### Given information
_ _ _ _
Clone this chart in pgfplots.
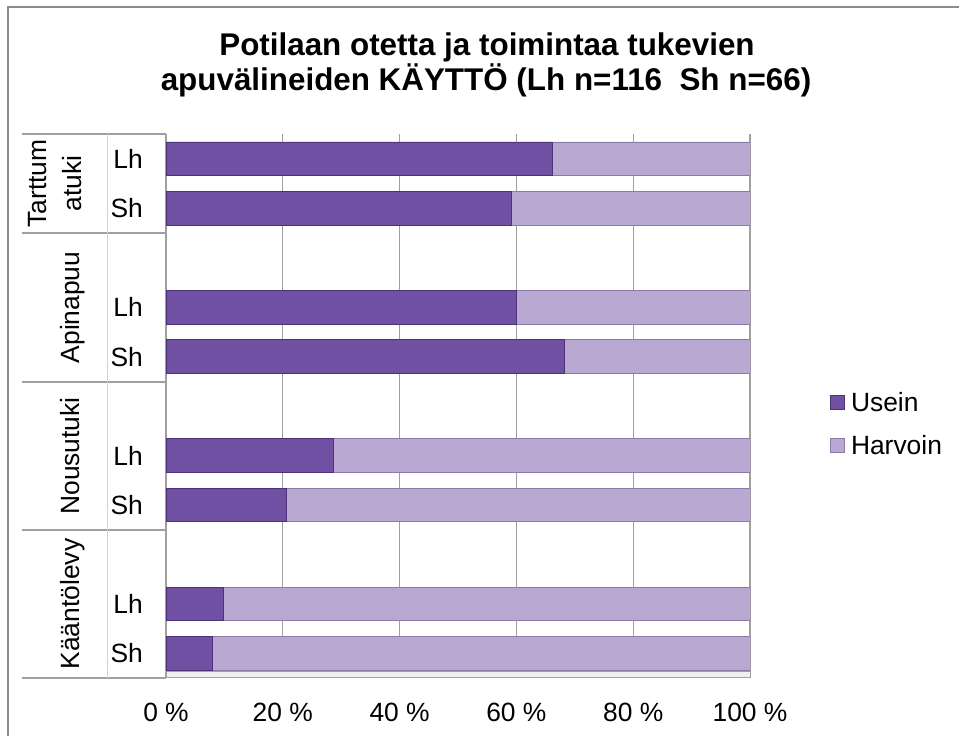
\documentclass[border=0pt]{standalone}
\usepackage{fontspec}
\setmainfont{Liberation Sans}
\usepackage{pgfplots}
\pgfplotsset{compat=1.18}
\definecolor{dkB}{HTML}{7050A2}
\definecolor{dkE}{HTML}{4E3278}
\definecolor{ltB}{HTML}{B9A8D1}
\definecolor{ltE}{HTML}{8C7AA6}
\definecolor{frame}{HTML}{8C8C8C}
\definecolor{sep}{HTML}{A0A0A0}
\begin{document}
\begin{tikzpicture}
\useasboundingbox (0bp,0bp) rectangle (959bp,736bp);
\begin{axis}[
  at={(166bp,58bp)}, anchor=south west,
  scale only axis, width=584bp, height=544bp,
  xbar stacked, bar width=0.68,
  xmin=0, xmax=100, ymin=-0.5, ymax=10.5,
  xtick={0,20,40,60,80,100},
  xticklabels={0 \%,20 \%,40 \%,60 \%,80 \%,100 \%},
  ytick=\empty,
  xmajorgrids, grid style={sep, line width=1.3bp},
  axis line style={draw=none},
  major tick length=0pt,
  tick label style={font=\fontsize{26.5}{30}\selectfont},
  xticklabel style={anchor=base, inner sep=0pt, yshift=-43bp},
  legend style={draw=none, fill=none, at={(1.137,0.467)}, anchor=west,
    font=\fontsize{26.5}{30}\selectfont, row sep=18bp,
    cells={anchor=west}, inner sep=0pt},
  legend image code/.code={\path[#1] (0bp,-7bp) rectangle (14bp,7bp);},
]
\addplot[draw=dkE, line width=0.8bp, fill=dkB]
  coordinates {(8,0) (9.8,1) (20.7,3) (28.6,4) (68.3,6) (60,7) (59.1,9) (66.1,10)};
\addplot[draw=ltE, line width=0.8bp, fill=ltB]
  coordinates {(92,0) (90.2,1) (79.3,3) (71.4,4) (31.7,6) (40,7) (40.9,9) (33.9,10)};
\legend{\hspace{4bp}Usein, \hspace{4bp}Harvoin}
\end{axis}
\begin{scope}[x=1bp,y=1bp]
\draw[frame, line width=2bp] (8,-20) -- (8,729) -- (1000,729);
\node[font=\bfseries\fontsize{31.5}{36}\selectfont, anchor=base] at (487,680) {Potilaan otetta ja toimintaa tukevien};
\node[font=\bfseries\fontsize{31.5}{36}\selectfont, anchor=base] at (486,645) {apuvälineiden KÄYTTÖ (Lh n=116\ \ Sh n=66)};
\draw[sep, fill=gray!12, line width=1bp] (166,58) rectangle (750,64);
\foreach \yy in {602,503,354,206,58} \draw[sep, line width=1.5bp] (22,\yy) -- (166,\yy);
\draw[gray!35, line width=1bp] (107,602) -- (107,58);
\draw[sep, line width=1.3bp] (165.5,602) -- (165.5,58);
\begin{scope}[every node/.style={font=\fontsize{26.5}{30}\selectfont, inner sep=0pt}]
\foreach \yy in {132.2,280.5,428.9,577.3} \node[anchor=east] at (143,\yy) {Lh};
\foreach \yy in {82.7,231.1,379.4,527.8} \node[anchor=east] at (143,\yy) {Sh};
\node[rotate=90, anchor=base] at (46,552.5) {Tarttum};
\node[rotate=90, anchor=base] at (81,552.5) {atuki};
\node[rotate=90, anchor=base] at (79,428.5) {Apinapuu};
\node[rotate=90, anchor=base] at (79,280) {Nousutuki};
\node[rotate=90, anchor=base] at (79,132) {Kääntölevy};
\end{scope}
\end{scope}
\end{tikzpicture}
\end{document}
_ _ _ _
Omit the pictures and give the material again, exactly and in full.

Clone this chart in pgfplots.
\documentclass[border=0pt]{standalone}
\usepackage{fontspec}
\setmainfont{Liberation Sans}
\usepackage{pgfplots}
\pgfplotsset{compat=1.18}
\definecolor{dkB}{HTML}{7050A2}
\definecolor{dkE}{HTML}{4E3278}
\definecolor{ltB}{HTML}{B9A8D1}
\definecolor{ltE}{HTML}{8C7AA6}
\definecolor{frame}{HTML}{8C8C8C}
\definecolor{sep}{HTML}{A0A0A0}
\begin{document}
\begin{tikzpicture}
\useasboundingbox (0bp,0bp) rectangle (959bp,736bp);
\begin{axis}[
  at={(166bp,58bp)}, anchor=south west,
  scale only axis, width=584bp, height=544bp,
  xbar stacked, bar width=0.68,
  xmin=0, xmax=100, ymin=-0.5, ymax=10.5,
  xtick={0,20,40,60,80,100},
  xticklabels={0 \%,20 \%,40 \%,60 \%,80 \%,100 \%},
  ytick=\empty,
  xmajorgrids, grid style={sep, line width=1.3bp},
  axis line style={draw=none},
  major tick length=0pt,
  tick label style={font=\fontsize{26.5}{30}\selectfont},
  xticklabel style={anchor=base, inner sep=0pt, yshift=-43bp},
  legend style={draw=none, fill=none, at={(1.137,0.467)}, anchor=west,
    font=\fontsize{26.5}{30}\selectfont, row sep=18bp,
    cells={anchor=west}, inner sep=0pt},
  legend image code/.code={\path[#1] (0bp,-7bp) rectangle (14bp,7bp);},
]
\addplot[draw=dkE, line width=0.8bp, fill=dkB]
  coordinates {(8,0) (9.8,1) (20.7,3) (28.6,4) (68.3,6) (60,7) (59.1,9) (66.1,10)};
\addplot[draw=ltE, line width=0.8bp, fill=ltB]
  coordinates {(92,0) (90.2,1) (79.3,3) (71.4,4) (31.7,6) (40,7) (40.9,9) (33.9,10)};
\legend{\hspace{4bp}Usein, \hspace{4bp}Harvoin}
\end{axis}
\begin{scope}[x=1bp,y=1bp]
\draw[frame, line width=2bp] (8,-20) -- (8,729) -- (1000,729);
\node[font=\bfseries\fontsize{31.5}{36}\selectfont, anchor=base] at (487,680) {Potilaan otetta ja toimintaa tukevien};
\node[font=\bfseries\fontsize{31.5}{36}\selectfont, anchor=base] at (486,645) {apuvälineiden KÄYTTÖ (Lh n=116\ \ Sh n=66)};
\draw[sep, fill=gray!12, line width=1bp] (166,58) rectangle (750,64);
\foreach \yy in {602,503,354,206,58} \draw[sep, line width=1.5bp] (22,\yy) -- (166,\yy);
\draw[gray!35, line width=1bp] (107,602) -- (107,58);
\draw[sep, line width=1.3bp] (165.5,602) -- (165.5,58);
\begin{scope}[every node/.style={font=\fontsize{26.5}{30}\selectfont, inner sep=0pt}]
\foreach \yy in {132.2,280.5,428.9,577.3} \node[anchor=east] at (143,\yy) {Lh};
\foreach \yy in {82.7,231.1,379.4,527.8} \node[anchor=east] at (143,\yy) {Sh};
\node[rotate=90, anchor=base] at (46,552.5) {Tarttum};
\node[rotate=90, anchor=base] at (81,552.5) {atuki};
\node[rotate=90, anchor=base] at (79,428.5) {Apinapuu};
\node[rotate=90, anchor=base] at (79,280) {Nousutuki};
\node[rotate=90, anchor=base] at (79,132) {Kääntölevy};
\end{scope}
\end{scope}
\end{tikzpicture}
\end{document}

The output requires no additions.